Y quizá ni tirando de casta y disciplina hasta mayo se consolide como candidato a instalarse en la planta noble. Seguro que elude apuros, pero para codearse con los mejores necesitaría elevar sus cifras goleadores, algo que requiere soltura, atrevimiento, precisión y toda una serie de cualidades que hasta ahora asoman con cuentagotas, cuando asoman.
El Athletic se está acostumbrando a comportarse como un digno representante del fútbol áspero. Es eficaz en la destrucción y empieza a gustarse, pero lo hace a costa de aparcar la mayoría de los recursos conectados a la creatividad. La manta con la que se cubre le queda corta, no da para tapar la cabeza y los pies. La potencia de Williams, el mazo de Raúl García, el oportunismo de Muniain y para de contar, de momento no posee otros argumentos arriba. Y el centro del campo apenas aporta luz. El criterio y la agilidad mental son asignaturas en las que suspende casi cada tarde. En el supuesto de que los laterales sean profundos se disimula parcialmente el hecho de que el círculo central no construya.

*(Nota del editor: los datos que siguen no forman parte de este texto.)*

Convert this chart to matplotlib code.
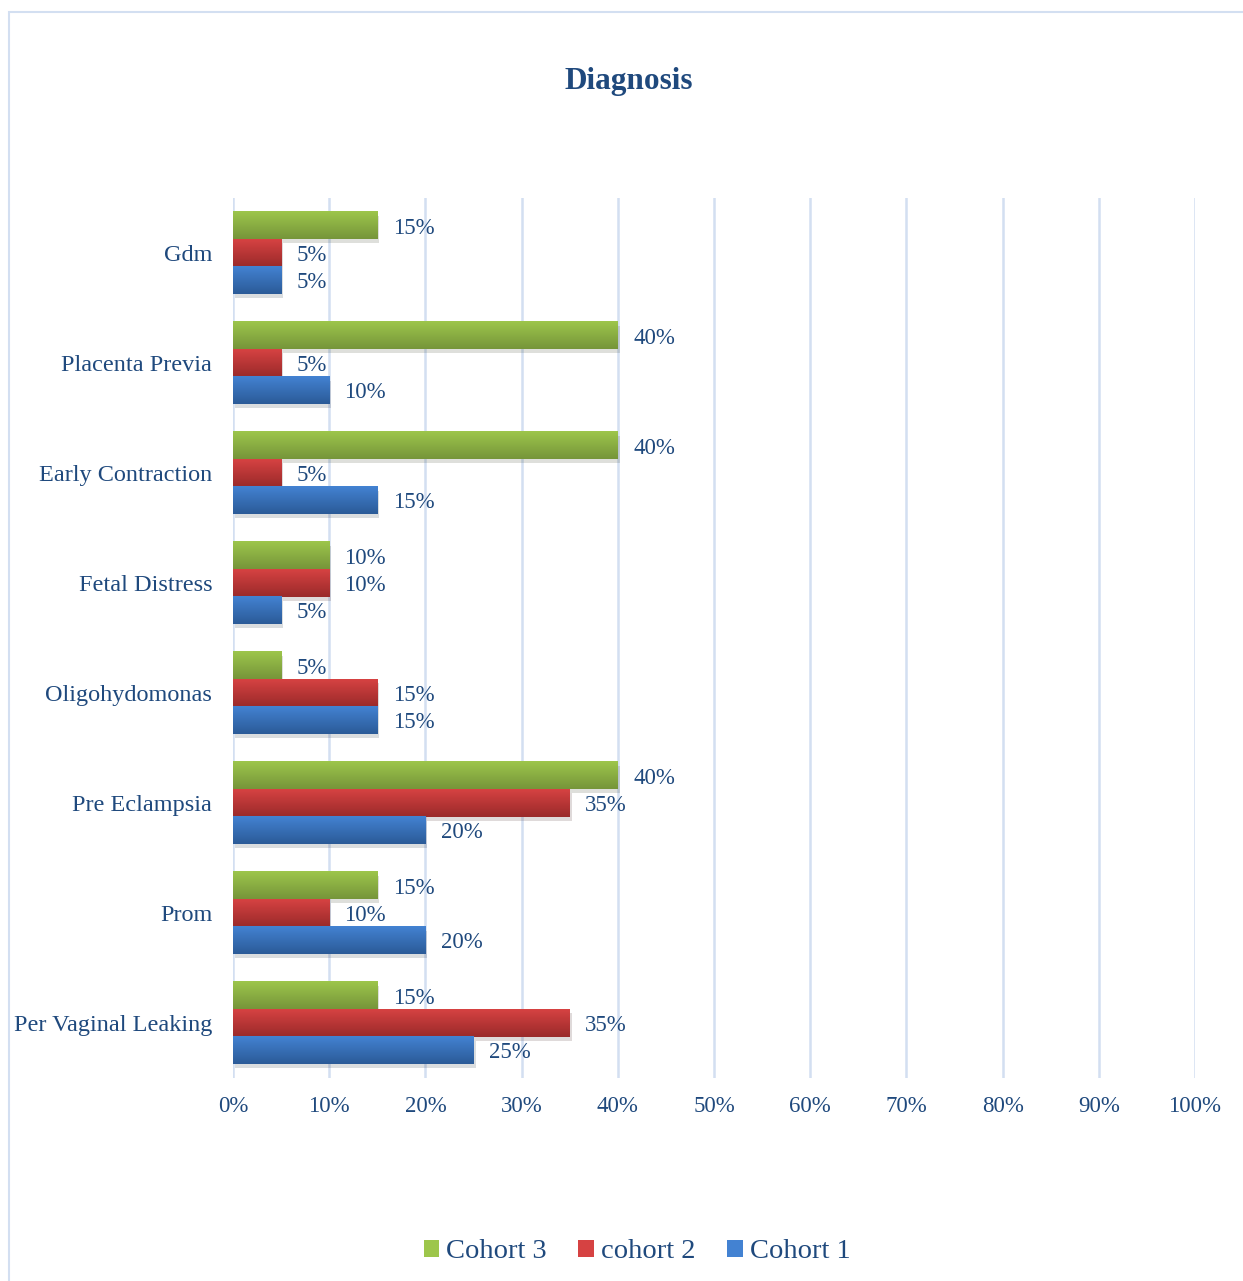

En Huesca lamentaba el técnico “las pérdidas de balón”. Pases fáciles y controles de manual errados que impiden gobernar un partido, siquiera a ratos, y abocan al equipo a realizar enormes esfuerzos. Si no cultiva la posesión, si la pelota quema y el personal se la quita de encima esté o no presionado, es una baza que se le otorga graciosamente al rival, lo que multiplicado por el alto número de malas decisiones se traduce en desgaste y desánimo, especialmente entre la gente de ataque.
Empieza a ser legítimo dudar de que el equipo vaya a corregir un déficit que durante semanas era asumible porque, como se ha explicado, se trataba de blindarse para cortar la hemorragia defensiva. A lo mejor es casualidad que los dos peores partidos hayan sido los dos últimos fuera de Bilbao, pero se diría que el discurrir del tiempo no alienta la expectativa de ver un Athletic cómodo con balón.